The second half of the programme was more upbeat and romantic beginning with the Lieder to texts by Richard Dehmel. The ‘Wann kommst du?! – Meine Fackeln loh’n!’ (‘When will you come?! – My torches blaze!’) suggests Zemlinsky had some Tristan-like pretensions – Alma was probably Isolde to him – that Hampson and Rieger never fully explored: all of this set of songs needed greater interpretative depth to them in my opinion.

Finally there were four of the Rückert-Lieder and all credit to the always  expressive – but often understated – playing of the excellent Wolfram Rieger for clearly bringing out the buzzing of the bees I always like hearing in ‘Blicke mir nicht in die Lieder!’ (‘Do not look into my songs!’), where the creation of great songs is compared with the insects’ instinctive production of their honeycombs. Hampson brought a potent Sprechgesang quality to ‘Um Mitternacht’ that wasn’t entirely successful for me.

The last song, ‘Ich bin der Welt abhanden gekommen’ (‘I am lost to the world’), is perhaps the finest of all Mahler’s songs. The singer has withdrawn from the world to live only in his love and his art. It is very melancholic and the theme of this song is heard in the (in)famous Adagietto of Mahler’s Fifth Symphony. On the surface that movement is a love song to Alma but has the undercurrent that their happiness together might be short (as indeed it was) and so – like the song – could be seen as both happy and sad! Mahler’s complex psyche seems to want us to accept that in everything beautiful there is sorrow and vice versa.

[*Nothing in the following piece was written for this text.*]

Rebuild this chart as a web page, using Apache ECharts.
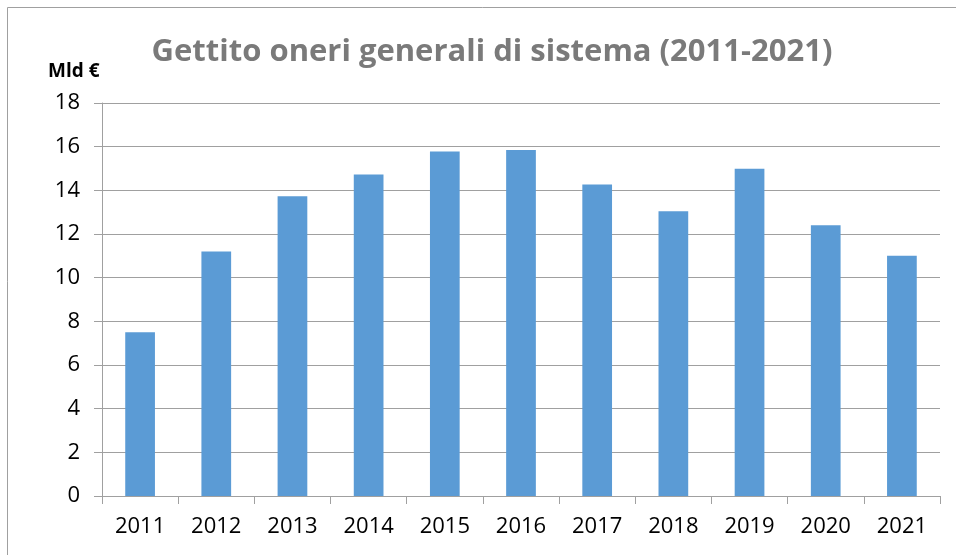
<!DOCTYPE html>
<html><head><meta charset="utf-8">
<script src="https://cdn.jsdelivr.net/npm/echarts@6/dist/echarts.min.js"></script>
<style>html,body{margin:0;padding:0;background:#fff}#c{width:956px;height:555px}</style>
</head><body><div id="c"></div>
<script>
const categories = ['2011','2012','2013','2014','2015','2016','2017','2018','2019','2020','2021'];
const values = [7.5, 11.2, 13.73, 14.73, 15.78, 15.85, 14.27, 13.04, 14.99, 12.4, 11.0];
const titleText = 'Gettito oneri generali di sistema (2011-2021)';
const unitText = 'Mld €';

const chart = echarts.init(document.getElementById('c'));
chart.setOption({
  animation: false,
  title: {
    text: titleText, left: 487, top: 32, textAlign: 'center',
    textStyle: {fontFamily: 'Open Sans', fontWeight: 'bold', fontSize: 31, color: '#7a7a7a'}
  },
  graphic: [
    {type: 'rect', shape: {x: 7.5, y: 7.5, width: 960, height: 560}, style: {fill: 'none', stroke: '#a0a0a0', lineWidth: 1}, silent: true},
    {type: 'text', left: 48, top: 62, style: {text: unitText, font: 'bold 19px "Open Sans"', fill: '#000'}}
  ],
  grid: {left: 102, right: 16, top: 103, bottom: 59},
  xAxis: {
    type: 'category', data: categories,
    axisLine: {lineStyle: {color: '#a0a0a0'}},
    axisTick: {show: true, length: 8, lineStyle: {color: '#a0a0a0'}},
    axisLabel: {fontFamily: 'Open Sans', fontSize: 22, color: '#000', margin: 20}
  },
  yAxis: {
    type: 'value', min: 0, max: 18, interval: 2,
    axisLine: {show: true, lineStyle: {color: '#a0a0a0'}},
    axisTick: {show: true, length: 8, lineStyle: {color: '#a0a0a0'}},
    splitLine: {lineStyle: {color: '#a0a0a0'}},
    axisLabel: {fontFamily: 'Open Sans', fontSize: 22, color: '#000', margin: 22}
  },
  series: [{
    type: 'bar', data: values, barWidth: '39%',
    itemStyle: {color: '#5b9bd5'}
  }]
});
</script></body></html>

There is something very spiritual about this song that Hampson didn’t fully encompass and the ending where he employed his head voice didn’t work here as it had also not suited some other songs during the evening, most notably the concluding ‘Feldwacht’ of ‘Der Schildwache Nachtlied’.

The first of two encores was Mahler’s ‘Erinnerung’ (‘Memory’ c.1880) and after continuing enthusiastic applause brought him back to the platform Hampson told us we should be ‘a little careful: there are 28 more Mahler songs’. He announced this would soon be 27 as his final song was the composer’s ‘little postcard for Alma’ and so with an affectionate rendition of ‘Liebst du um Schönheit’ Hampson sent his audience away smiling.